Why Your Fire Station Needs a Training Plan Just as Much as You Do

As a fire officer, you already know the value of having a personal training plan. Whether you’re preparing for promotion, sharpening your leadership skills, or staying physically and mentally ready for the job, you rely on a structured plan to guide your growth. But here’s a truth we sometimes overlook: your station needs a training plan just as much as you do, and for many of the same reasons.

A Station Without a Training Plan Drifts, Just Like a Person Does

When an individual stops training with intention, progress stalls. Skills fade, motivation declines, and confidence erodes. The same thing happens at the station level. Without a documented, communicated training plan, the shift’s learning becomes reactive rather than proactive. Training becomes a random collection of drills rather than a coordinated effort to build competence and readiness.

A station training plan ensures that every member, regardless of seniority or experience, is working toward the same goals. It brings focus to areas, where your company needs improvement, whether it’s hose deployment, EMS skills, size-up, or technical rescue fundamentals. It turns “we’ll train when we can” into “we will train with purpose.”
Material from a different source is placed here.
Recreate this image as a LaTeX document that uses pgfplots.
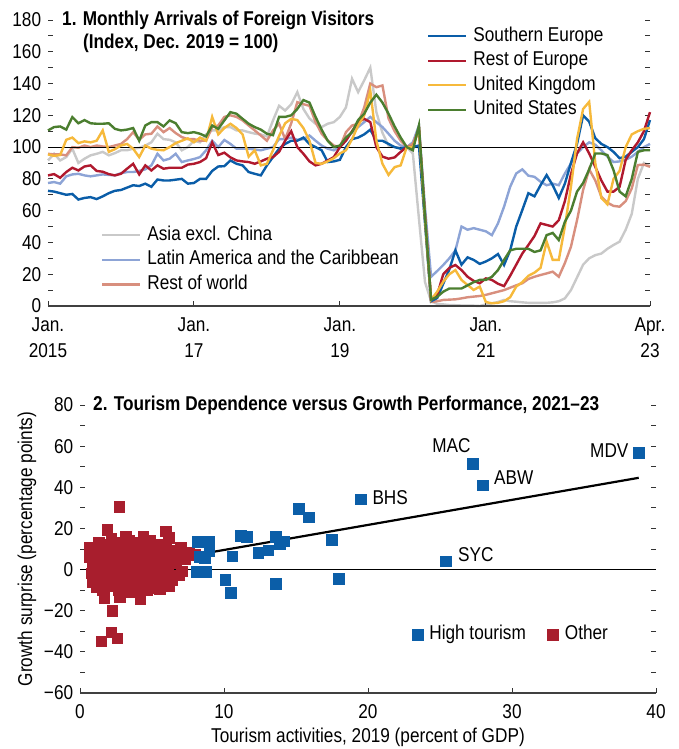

Structure Drives Accountability, Individually and Organizationally

When you set a personal training plan, you hold yourself accountable. You track your progress and check your blind spots. A station training plan does the same at the crew level. It spells out expectations, timelines, benchmarks, and priorities. And it eliminates the guessing game for firefighters who genuinely want to know what success looks like.
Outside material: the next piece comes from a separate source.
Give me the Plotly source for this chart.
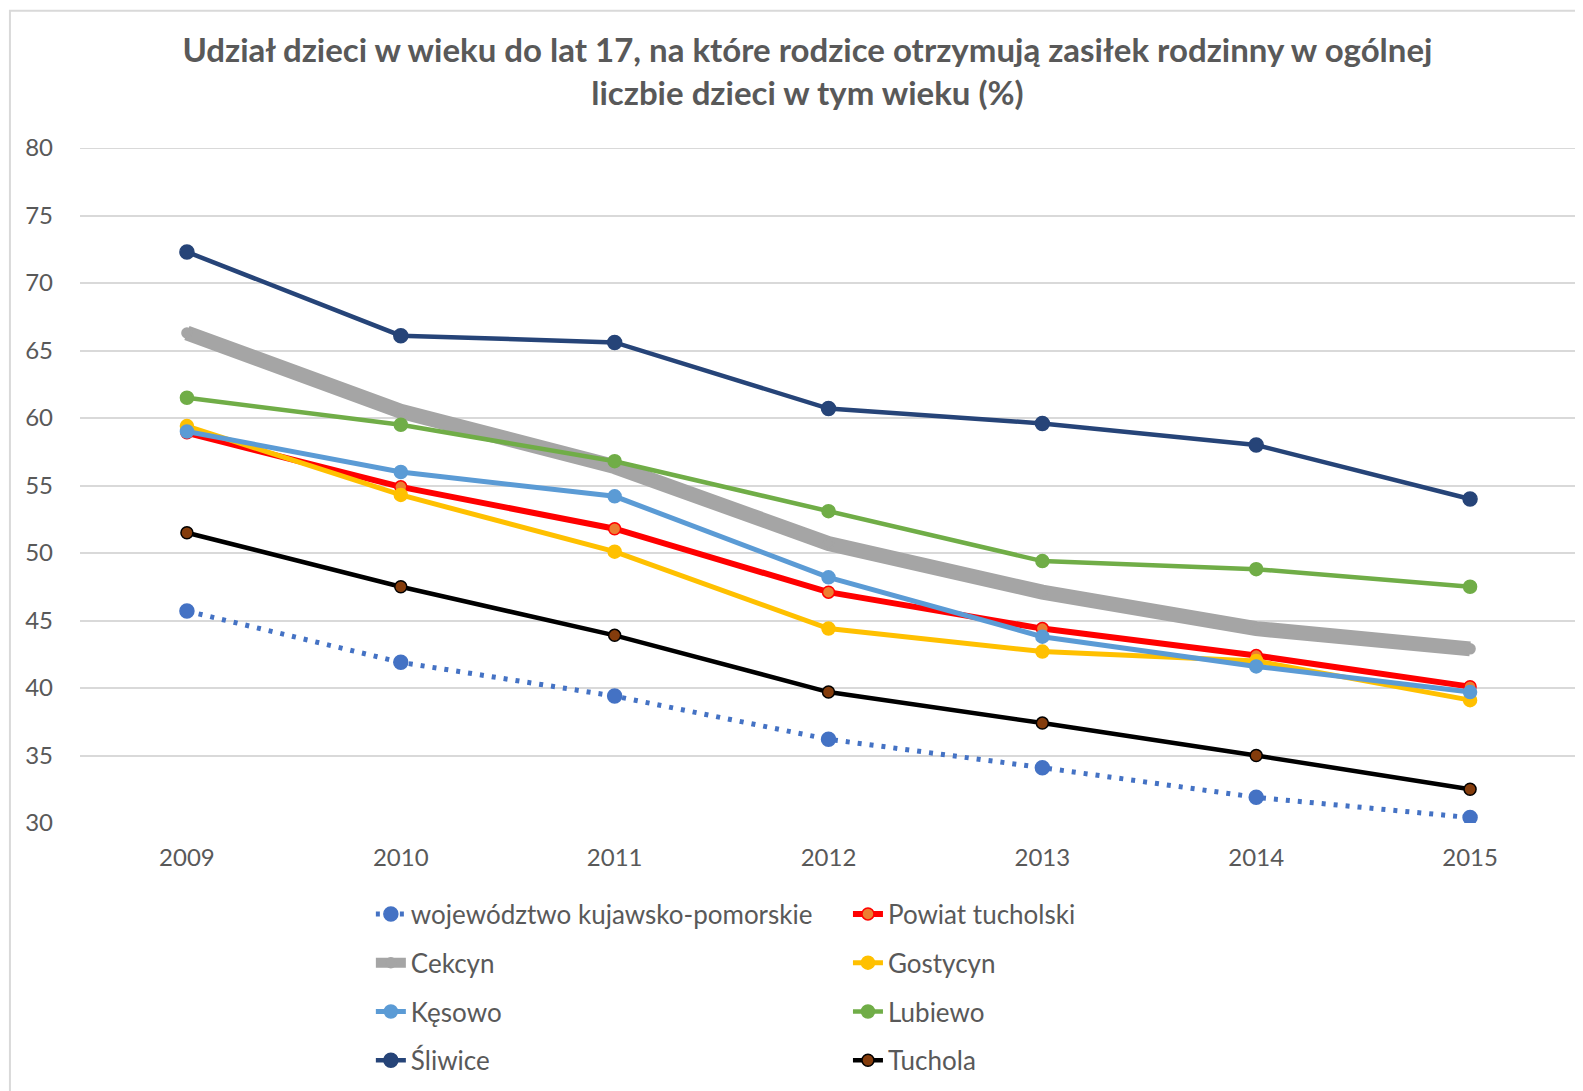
import plotly.graph_objects as go

years = ['2009', '2010', '2011', '2012', '2013', '2014', '2015']

wojewodztwo = [45.7, 41.9, 39.4, 36.2, 34.1, 31.9, 30.4]
powiat = [58.9, 54.9, 51.8, 47.1, 44.4, 42.4, 40.1]
cekcyn = [66.3, 60.5, 56.4, 50.7, 47.1, 44.4, 42.9]
gostycyn = [59.4, 54.3, 50.1, 44.4, 42.7, 42.0, 39.1]
kesowo = [59.0, 56.0, 54.2, 48.2, 43.8, 41.6, 39.7]
lubiewo = [61.5, 59.5, 56.8, 53.1, 49.4, 48.8, 47.5]
sliwice = [72.3, 66.1, 65.6, 60.7, 59.6, 58.0, 54.0]
tuchola = [51.5, 47.5, 43.9, 39.7, 37.4, 35.0, 32.5]

FONT = 'Lato'
GREY = '#595959'
GRID = '#D9D9D9'

# name, values, line colour, width, marker fill, marker outline, marker size, dash, legend
series = [
    ('województwo kujawsko-pomorskie', wojewodztwo, '#4472C4', 5, '#4472C4', '#4472C4', 14, '4px,8px', 'legend'),
    ('Powiat tucholski', powiat, '#FF0000', 6, '#ED7D31', '#FF0000', 12, 'solid', 'legend2'),
    ('Cekcyn', cekcyn, '#A5A5A5', 15, '#A5A5A5', '#A5A5A5', 10, 'solid', 'legend'),
    ('Gostycyn', gostycyn, '#FFC000', 5, '#FFC000', '#FFC000', 13, 'solid', 'legend2'),
    ('Kęsowo', kesowo, '#5B9BD5', 5, '#5B9BD5', '#5B9BD5', 13, 'solid', 'legend'),
    ('Lubiewo', lubiewo, '#70AD47', 4.5, '#70AD47', '#70AD47', 13, 'solid', 'legend2'),
    ('Śliwice', sliwice, '#264478', 4.5, '#264478', '#264478', 14, 'solid', 'legend'),
    ('Tuchola', tuchola, '#000000', 4.5, '#843C0C', '#000000', 12, 'solid', 'legend2'),
]

fig = go.Figure()
for name, vals, col, w, mfill, mline, msize, dash, leg in series:
    fig.add_trace(go.Scatter(
        x=years, y=vals, name=name, mode='lines+markers',
        line=dict(color=col, width=w, dash=dash),
        marker=dict(color=mfill, size=msize, line=dict(color=mline, width=1.5)),
        legend=leg, legendgroup=name,
    ))

# the page body adds an 8px offset, so margins are shifted by -8
fig.update_layout(
    width=1583, height=1091,
    margin=dict(l=72, r=14, t=139.5, b=275.5, autoexpand=False),
    paper_bgcolor='white', plot_bgcolor='white',
    font=dict(family=FONT, color=GREY, size=24),
    title=dict(
        text='<b>Udział dzieci w wieku do lat 17, na które rodzice otrzymują zasiłek rodzinny w ogólnej<br>liczbie dzieci w tym wieku (%)</b>',
        x=0.505, xanchor='center', y=0.9507, yanchor='top',
        font=dict(family=FONT, size=33, color=GREY),
    ),
    xaxis=dict(range=[-0.5, 6.5], showgrid=False, showline=False, zeroline=False, ticks='',
               ticklabelstandoff=18, tickfont=dict(size=24, color=GREY)),
    yaxis=dict(range=[30, 80], dtick=5, tick0=30, showgrid=True, gridcolor=GRID, gridwidth=2,
               zeroline=False, showline=False, ticks='', ticklabelstandoff=26,
               tickfont=dict(size=24, color=GREY)),
    legend=dict(x=0.1943, y=-0.1, xanchor='left', yanchor='top', orientation='v',
                tracegroupgap=12, font=dict(size=26, color=GREY), bgcolor='rgba(0,0,0,0)'),
    legend2=dict(x=0.5130, y=-0.1, xanchor='left', yanchor='top', orientation='v',
                 tracegroupgap=12, font=dict(size=26, color=GREY), bgcolor='rgba(0,0,0,0)'),
    showlegend=True,
)

# top gridline (plotly drops the one sitting on the plot edge)
fig.add_shape(type='line', xref='paper', yref='y', x0=0, x1=1, y0=80, y1=80,
              line=dict(color=GRID, width=2), layer='below')

# thin frame round the chart, as in the source picture
fig.add_shape(type='rect', xref='paper', yref='paper',
              x0=-0.0468, x1=1.02, y0=-0.42, y1=1.2034,
              line=dict(color=GRID, width=2), layer='below')

fig.write_html('out.html')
A structured plan also helps you, as the station officer, communicate with clarity. Instead of reacting to gaps when they appear, you can anticipate them, address them, and measure improvement over time. The plan becomes a shared roadmap, not just your roadmap, where each firefighter understands their role in building a more capable crew.

A Training Plan Creates Opportunities for Leadership Development

A personal training plan pushes you to grow as an officer. But a station training plan helps others grow, and that might be the most important part of your job. When your crew sees a clear training vision, they see where they fit in. Informal leaders emerge. Knowledge is shared instead of siloed. Firefighters begin to challenge themselves and each other, building a culture where learning is normal, not optional.
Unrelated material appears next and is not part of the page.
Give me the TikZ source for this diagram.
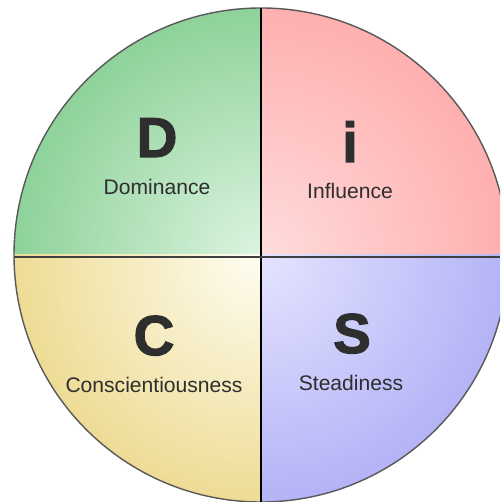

A formal plan also empowers you to delegate. Assigning firefighters as training leads for topics like SCBA, ladders, EMS, or preplans not only spreads the workload but helps develop future officers through ownership and responsibility.

Training Plans Build Consistency, and Consistency Builds Readiness

A personal training plan reduces the chance that you “miss a day.” In the same way, a station training plan prevents training from taking a back seat to the busy, unpredictable reality of the fire service.

With a plan:

If a call interrupts training, you reschedule, because the plan says it matters. If a shift gets pulled for overtime or runs heavy, key objectives still get met over the month. If staffing changes unexpectedly, the plan adapts but stays intact.

Consistency is the foundation of readiness. The plan is what makes consistency possible.

Your Crew Deserves a Path Forward—Not Just a Patchwork of Drills

As a station officer, you play a huge role in shaping the careers and confidence of the firefighters under your command. A personal training plan benefits you. A station training plan benefits everyone. It is the difference between a crew that simply comes to work and a crew that shows up to improve.

When both the officer and the station operate from structured training plans, the culture shifts. Training becomes more than an obligation, it becomes a shared commitment to excellence, safety, pride, and readiness.

Your personal training plan makes you a better leader.

Your station’s training plan makes you a better team.

Together, they make your department stronger.